Something needs to be done about rising output from Libya and Nigeria, or there will be “lower prices, because US production is still anticipated to increase,” London, Arkansas-based energy research firm WTRG Economics economist James Williams said by telephone.
West Texas Intermediate for September delivery on Friday declined US$1.15 to settle at US$45.77 per barrel on the New York Mercantile Exchange, the lowest level in more than a week. Total volume traded was about 14 percent less than the 100-day average.
Futures have hit a wall every time they approached US$48 this month.
Brent for September settlement fell US$1.24 to end the session at US$48.06 per barrel on the London-based ICE Futures Europe exchange.

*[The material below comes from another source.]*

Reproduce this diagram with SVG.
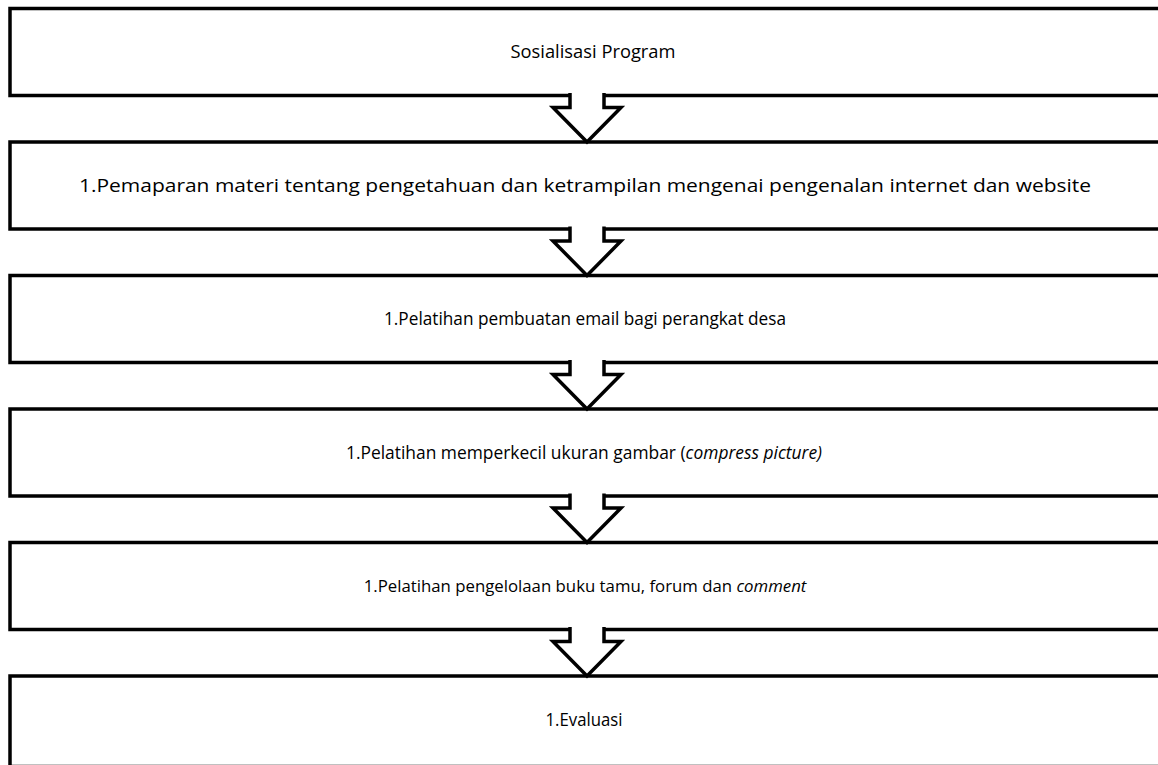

The global benchmark crude traded at a premium of US$2.29 to West Texas Intermediate.
Several OPEC nations, plus some nonmembers, are to meet in Saint Petersburg to discuss the progress of the agreement to trim output.
Libya and Nigeria, which have boosted oil production since they were exempt from the deal, might be asked to cap their crude output, Kuwaiti Minister of Oil Essam al-Marzooq has said.
Meanwhile, government data earlier in the week showed US crude stockpiles slid for a third week to the lowest level since January, and gasoline supplies fell by the most since March.
“Before this week’s report from the EIA [US Energy Information Administration], a lot of folks were thinking that there was a decent probability that Russia and Saudi Arabia might announce a little cut to compensate for Nigeria and Libya,” Williams said. “But with three weeks of big drawdowns, they might have enough confidence that everything’s working and not do that. That would take a little bit of the bloom off the rose.”
The number of US oil rigs this week dropped by one to 764, Baker Hughes Inc data showed.
US crude imports from Saudi Arabia are set to fall to 847,000 barrels per day this month, compared with 968,000 barrels per day last month, according to estimates from cargo tracking company Kpler.
US fuel oil demand is set to peak next month, further pressuring inventories after the nation’s refiners cut yields and the halt of Mexico’s Salina Cruz reduced supply, JBC Energy said in a note.
In other energy trading, wholesale gasoline fell US$0.04 to US$1.56 per gallon, heating oil lost US$0.03 to US$1.52 per gallon and natural gas slid US$0.07 to US$2.97 per 1,000 cubic feet.
In other commodities, gold added US$9.40 to US$1,254.90 per ounce, its first back-to-back weekly advance sine June 2.
Silver rose US$0.11 to US$16.46 per ounce and copper picked up US$0.01 to US$2.72 per pound.